Il fenomeno Hikikomori
Nel 2020 è stato realizzato un cortometraggio dal titolo: “Ho tutto il tempo che vuoi” che tratta del disagio dell’Hikikomori, ovvero l’isolamento sociale che affligge maggiormente i giovani di sesso maschile tra i 16 e i 30 anni.
Hikikomori è un termine giapponese che vuol dire letteralmente “stare in disparte”; infatti è un fenomeno nato in Giappone dove prevale la cultura del gruppo e non quella dell’individuo, al contrario delle culture occidentali. Nel paese del Sol levante l’apparenza in pubblico è molto importante e i rapporti all’interno di una famiglia sono sempre carichi di aspettative, sia per i genitori ma soprattutto per i figli che si trovano in una condizione di ulteriore stress per la paura di deludere i familiari. I genitori di solito non chiedono aiuti esterni proprio per salvare l’apparenza, per paura che la famiglia sia malvista nella società. Il Ministero della Salute Giapponese ritiene che ci siano circa un milione di persone che soffrono di Hikikomori.
Forse però c’è un piccolo Hikikomori anche dentro ciascuno di noi e ce lo portiamo un po’ ovunque senza rendercene conto. Quante volte ci è capitato di isolarci completamente da tutto e da tutti camminando lungo un marciapiede con il telefonino in mano? Eh sì, la tentazione della musica sparata a tutto volume con le cuffiette, oppure una conversazione molto intima con qualcuno che ci porta a parlare a voce alta per le vie del centro e che tutti, ovviamente, sentono con grande curiosità e spesso con grande interesse. Gli Hikikomori ambulanti spesso corrono anche grandi rischi, come una ragazza che camminava assorta nella tecnologia del suo smartphone e non si accorse del palo segnaletico e lo prese in pieno, sapevo che ci sarebbe riuscita ma era troppo tardi per avvertirla. Chi si porta dentro di sé l’isolamento dalla propria stanzetta di casa in giro per il mondo non si accorge che a volte la gente ride nel vederli parlare da soli, poveretti, forse non vedono che l’Hikikomori ambulante porta un auricolare quasi invisibile. Anche l’amore non è esente da questo flagello e le coppiette sedute uno di fronte all’altro tra un morso alla pizza e un sorso di una bevanda scrutano messaggi importanti che non possono assolutamente essere ignorati, così gli sguardi languidi e le dolci parole di due fidanzati sono solo un vago ricordo di tempi ormai demodé.

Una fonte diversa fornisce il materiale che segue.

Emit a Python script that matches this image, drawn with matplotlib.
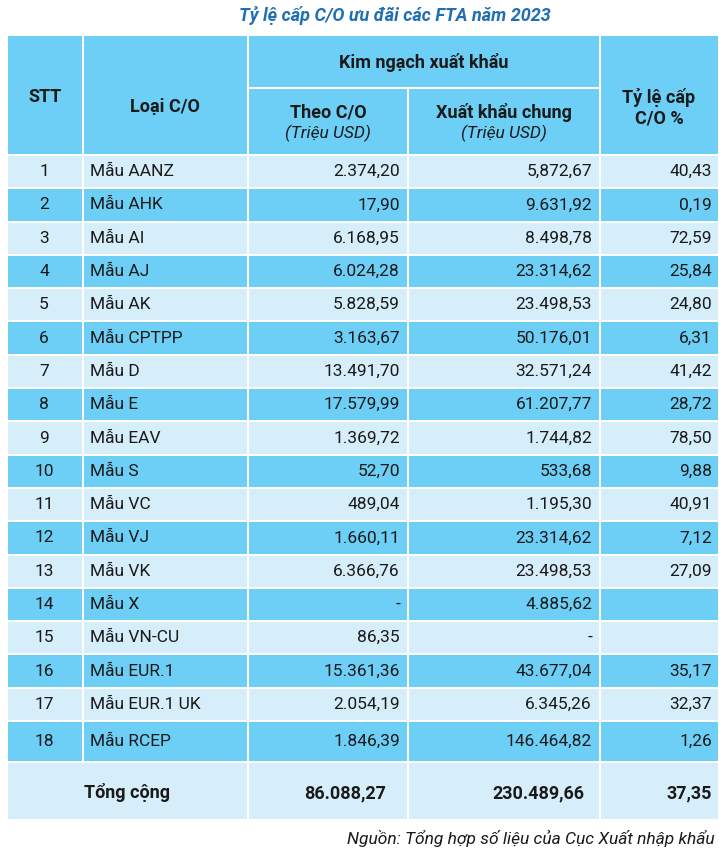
import matplotlib
matplotlib.use("Agg")
import matplotlib.pyplot as plt
from matplotlib.patches import Rectangle

stt = list(range(1, 19))
loai = ["Mẫu AANZ", "Mẫu AHK", "Mẫu AI", "Mẫu AJ", "Mẫu AK", "Mẫu CPTPP", "Mẫu D",
        "Mẫu E", "Mẫu EAV", "Mẫu S", "Mẫu VC", "Mẫu VJ", "Mẫu VK", "Mẫu X",
        "Mẫu VN-CU", "Mẫu EUR.1", "Mẫu EUR.1 UK", "Mẫu RCEP"]
theo_co = ["2.374,20", "17,90", "6.168,95", "6.024,28", "5.828,59", "3.163,67", "13.491,70",
           "17.579,99", "1.369,72", "52,70", "489,04", "1.660,11", "6.366,76", "-",
           "86,35", "15.361,36", "2.054,19", "1.846,39"]
xk_chung = ["5,872,67", "9.631,92", "8.498,78", "23.314,62", "23.498,53", "50.176,01",
            "32.571,24", "61.207,77", "1.744,82", "533,68", "1.195,30", "23.314,62",
            "23.498,53", "4.885,62", "-", "43.677,04", "6.345,26", "146.464,82"]
ty_le = ["40,43", "0,19", "72,59", "25,84", "24,80", "6,31", "41,42", "28,72", "78,50",
         "9,88", "40,91", "7,12", "27,09", "", "", "35,17", "32,37", "1,26"]
tong = ["86.088,27", "230.489,66", "37,35"]

plt.rcParams["font.family"] = ["Liberation Sans Narrow", "Roboto", "DejaVu Sans"]

fig = plt.figure(figsize=(7.19, 8.5), dpi=100)
ax = fig.add_axes([0, 0, 1, 1])
ax.set_xlim(0, 719)
ax.set_ylim(850, 0)
ax.axis("off")

DARK = "#6dcff6"
LIGHT = "#d6eefa"
TXT = "#1a1a1a"
cols = [7, 83, 248, 408, 600, 719]
g = 1.0  # half white gap


def cell(x0, x1, y0, y1, color):
    ax.add_patch(Rectangle((x0 + g, y0 + g), x1 - x0 - 2 * g, y1 - y0 - 2 * g,
                           facecolor=color, edgecolor="none"))


# header
cell(cols[0], cols[1], 35, 155, DARK)
cell(cols[1], cols[2], 35, 155, DARK)
cell(cols[2], cols[4], 35, 88, DARK)
cell(cols[2], cols[3], 88, 155, DARK)
cell(cols[3], cols[4], 88, 155, DARK)
cell(cols[4], cols[5], 35, 155, DARK)
hb = dict(fontsize=13, fontweight="bold", color=TXT, ha="center", va="center")
ax.text(45, 97, "STT", **hb)
ax.text(165, 107, "Loại C/O", **hb)
ax.text(424, 62, "Kim ngạch xuất khẩu", **hb)
ax.text(328, 112, "Theo C/O", **hb)
ax.text(504, 112, "Xuất khẩu chung", **hb)
ax.text(328, 133, "(Triệu USD)", fontsize=12.5, style="italic", color=TXT, ha="center", va="center")
ax.text(504, 133, "(Triệu USD)", fontsize=12.5, style="italic", color=TXT, ha="center", va="center")
ax.text(659, 97, "Tỷ lệ cấp", **hb)
ax.text(659, 118, "C/O %", **hb)

ax.text(395, 15, "Tỷ lệ cấp C/O ưu đãi các FTA năm 2023", fontsize=13, fontweight="bold",
        style="italic", color="#1f6fb5", ha="center", va="center")

# body rows
tops = [155 + i * (566 / 17) for i in range(18)] + [762]
for i in range(18):
    y0 = tops[i]
    y1 = tops[i + 1]
    color = LIGHT if i % 2 == 0 else DARK
    for c in range(5):
        cell(cols[c], cols[c + 1], y0, y1, color)
    yc = (y0 + y1) / 2
    kw = dict(fontsize=12.5, color=TXT, va="center")
    ax.text(44, yc, str(stt[i]), ha="center", **kw)
    ax.text(90, yc, loai[i], ha="left", **kw)
    ax.text(cols[3] - 8, yc, theo_co[i], ha="right", **kw)
    ax.text(cols[4] - 8, yc, xk_chung[i], ha="right", **kw)
    ax.text(cols[5] - 7, yc, ty_le[i], ha="right", **kw)

# total row
cell(cols[0], cols[2], 762, 820, LIGHT)
for c in range(2, 5):
    cell(cols[c], cols[c + 1], 762, 820, LIGHT)
tb = dict(fontsize=13, fontweight="bold", color=TXT, va="center")
ax.text(127, 793, "Tổng cộng", ha="center", **tb)
ax.text(386, 793, tong[0], ha="right", **tb)
ax.text(584, 793, tong[1], ha="right", **tb)
ax.text(cols[5] - 7, 793, tong[2], ha="right", **tb)

ax.text(715, 838, "Nguồn: Tổng hợp số liệu của Cục Xuất nhập khẩu", fontsize=12.5,
        style="italic", color=TXT, ha="right", va="center")

fig.savefig("out.png", dpi=100)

Che dire poi della tecnologia che ha assorbito le nostre menti e i nostri cuori e ci aiuta nella ricerca di questa masochistica privacy anche sul posto di lavoro? Quante volte sarà capitato anche a voi il collega che annuisce mentre gli parlate dei vostri problemi mentre digita oscuri messaggi sui social e vi dice: “Si… si, ti sto ascoltando…?”.
Il nostro cuore potrebbe alleggerirsi pensando che una volta tornati a casa tutti questi Hikikomori di varie categorie scompaiano e restino fuori dalla porta ma… che succede? Il pranzo è pronto, siamo tutti a tavola, eppure c’è qualcosa che non torna… la tv è accesa e mia sorella fa zapping a tutto volume, mio padre cerca di parlare con mamma che gli sillaba qualcosa mentre rimprovera mia sorellina piccola che tra uno spaghetto e l’altro manda cuoricini via WhatsApp, il piccolino urla vuole un po’ d’attenzione, insomma…. forse se vado in camera a mangiare troverò un po’ di pace… già…. Anche la famiglia è cambiata, non c’è più il mulino bianco, ok ma neanche: “Beh? Come è andata oggi a scuola? Sei molto stanco?” Eh si… mi sa tanto che stiamo diventando un po’ tutti quanti degli Hikikomori… “Scusa hai da accendere? Si, il mio personaggio ha un sacco di skills, c’ha pure lo Zippo, però tu in cambio mi dai gli occhiali dell’ispettore Callaghan… “Ok… affare fatto”.